No que tange o papel do corretor neste
mundo digital, reforço a tese que a categoria não deixará de
existir, mas precisará revisar seu papel. Os corretores
sobreviventes serão aqueles que deixarão a tecnologia como
protagonista no âmbito de gerenciamento de atividades processuais
burocráticas e repetitivas e passarão a assumir o papel crucial de
consultores de risco para seus clientes. Vale mencionar que os
corretores do futuro deverão ajudar as seguradoras em questões
ligadas a aceitação de risco e precificação em circunstâncias nas
quais as máquinas não têm a capacidade de interligar fatos, que a
princípio não parecem estar correlacionados.
Também faço questão de compartilhar
que tive a grata oportunidade de assistir um interessantíssimo
painel de debates a respeito da revisão do papel do órgão regulador
em função de tantas mudanças trazidas pela aplicação da tecnologia.

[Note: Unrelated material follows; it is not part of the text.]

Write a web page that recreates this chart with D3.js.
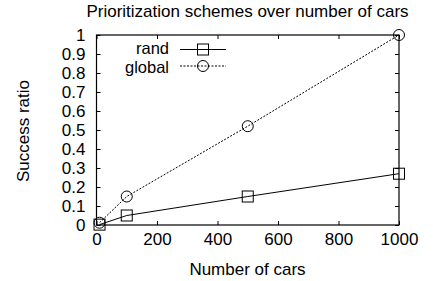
<!DOCTYPE html>
<html>
<head>
<meta charset="utf-8">
<script src="https://cdn.jsdelivr.net/npm/d3@7"></script>
<style>
  body { margin: 0; background: #fff; }
  text { font-family: "Liberation Sans", Arial, sans-serif; fill: #000; }
</style>
</head>
<body>
<div id="chart"></div>
<script>
// data
const cars = [10, 100, 500, 1000];
const rand = [0.002, 0.05, 0.15, 0.27];
const global = [0.012, 0.15, 0.52, 1.0];
const xTicks = [0, 200, 400, 600, 800, 1000];
const yTicks = [0, 0.1, 0.2, 0.3, 0.4, 0.5, 0.6, 0.7, 0.8, 0.9, 1];

const fs = 17;
const margin = {top: 35, right: 34, bottom: 56, left: 96.5};
const W = 433, H = 281;
const width = W - margin.left - margin.right;
const height = H - margin.top - margin.bottom;

const svg = d3.select('#chart').append('svg')
    .attr('width', W)
    .attr('height', H);

const g = svg.append('g')
    .attr('transform', 'translate(' + margin.left + ',' + margin.top + ')');

const x = d3.scaleLinear().domain([0, 1000]).range([0, width]);
const y = d3.scaleLinear().domain([0, 1]).range([height, 0]);

// axes, ticks point inward and are mirrored
g.append('g')
    .attr('transform', 'translate(0,' + height + ')')
    .call(d3.axisBottom(x).tickValues(xTicks).tickSizeInner(-4).tickSizeOuter(0).tickPadding(8).tickFormat(d3.format('')))
    .call(a => a.select('.domain').remove());
g.append('g')
    .call(d3.axisTop(x).tickValues(xTicks).tickSizeInner(-4).tickSizeOuter(0).tickFormat(''))
    .call(a => a.select('.domain').remove());
g.append('g')
    .call(d3.axisLeft(y).tickValues(yTicks).tickSizeInner(-4).tickSizeOuter(0).tickPadding(11).tickFormat(d3.format('')))
    .call(a => a.select('.domain').remove());
g.append('g')
    .attr('transform', 'translate(' + width + ',0)')
    .call(d3.axisRight(y).tickValues(yTicks).tickSizeInner(-4).tickSizeOuter(0).tickFormat(''))
    .call(a => a.select('.domain').remove());

g.selectAll('.tick text').attr('font-size', fs).attr('font-family', '"Liberation Sans", Arial, sans-serif');
g.selectAll('.tick line').attr('stroke', '#000');

g.append('rect')
    .attr('width', width)
    .attr('height', height)
    .attr('fill', 'none')
    .attr('stroke', '#000')
    .attr('stroke-width', 1.2);

const line = d3.line()
    .x((d, i) => x(cars[i]))
    .y(d => y(d));

// series
g.append('path')
    .datum(rand)
    .attr('d', line)
    .attr('fill', 'none')
    .attr('stroke', '#000')
    .attr('stroke-width', 1);

g.append('path')
    .datum(global)
    .attr('d', line)
    .attr('fill', 'none')
    .attr('stroke', '#000')
    .attr('stroke-width', 1)
    .attr('stroke-dasharray', '2,1.5');

g.selectAll('.sq')
    .data(rand)
    .enter().append('rect')
    .attr('x', (d, i) => x(cars[i]) - 5.5)
    .attr('y', d => y(d) - 5.5)
    .attr('width', 11)
    .attr('height', 11)
    .attr('fill', 'none')
    .attr('stroke', '#000');

g.selectAll('.ci')
    .data(global)
    .enter().append('circle')
    .attr('cx', (d, i) => x(cars[i]))
    .attr('cy', d => y(d))
    .attr('r', 5.5)
    .attr('fill', 'none')
    .attr('stroke', '#000');

// legend
const legend = svg.append('g');
legend.append('text').attr('x', 169).attr('y', 54).attr('text-anchor', 'end').attr('font-size', 16.5).text('rand');
legend.append('line').attr('x1', 180).attr('x2', 226).attr('y1', 49.5).attr('y2', 49.5).attr('stroke', '#000');
legend.append('rect').attr('x', 197.5).attr('y', 44).attr('width', 11).attr('height', 11).attr('fill', 'none').attr('stroke', '#000');

legend.append('text').attr('x', 169).attr('y', 72.5).attr('text-anchor', 'end').attr('font-size', 16.5).text('global');
legend.append('line').attr('x1', 180).attr('x2', 226).attr('y1', 66).attr('y2', 66).attr('stroke', '#000').attr('stroke-dasharray', '2,1.5');
legend.append('circle').attr('cx', 203).attr('cy', 66).attr('r', 5.5).attr('fill', 'none').attr('stroke', '#000');

// titles
svg.append('text')
    .attr('x', 247.5)
    .attr('y', 17)
    .attr('text-anchor', 'middle')
    .attr('font-size', fs)
    .text('Prioritization schemes over number of cars');

svg.append('text')
    .attr('x', 247.5)
    .attr('y', 275)
    .attr('text-anchor', 'middle')
    .attr('font-size', fs)
    .text('Number of cars');

svg.append('text')
    .attr('transform', 'translate(29,131) rotate(-90)')
    .attr('text-anchor', 'middle')
    .attr('font-size', fs)
    .text('Success ratio');
</script>
</body>
</html>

O tema é extenso e merece um texto específico, mas apenas para não
deixar passar em branco, listo algumas das preocupações dos
reguladores: como regular o uso e armazenamento de grandes bases de
dados e sua privacidade, como evitar a discriminação injusta –
apesar da subscrição de risco ser por natureza discriminatória – ,
como a tecnologia impactará questões de solvência e a proteção dos
direitos do consumidor, como regular machine learning, isto é,
computadores tomando decisões sobre aceitação de risco e
precificação, como regular a oferta de dispositivos e sensores
pelas seguradoras no sentido de coletar dados e minimizar riscos,
até com o envio de sinais para tomada de ação instantânea para
reduzir ou evitar riscos.
A conclusão que chego é que vivemos um
momento fascinante tanto para as seguradoras, como para as
insurtechs, reguladores, investidores e, principalmente, para os
clientes. Oportunidades estão por todos os lados, especialmente na
questão de soluções para redução de riscos, na coleta, no
processamento e interpretação de grandes bases de dados, além do
uso da tecnologia para otimização de processos com o intuito de
melhorar a experiência do cliente com a indústria de seguros.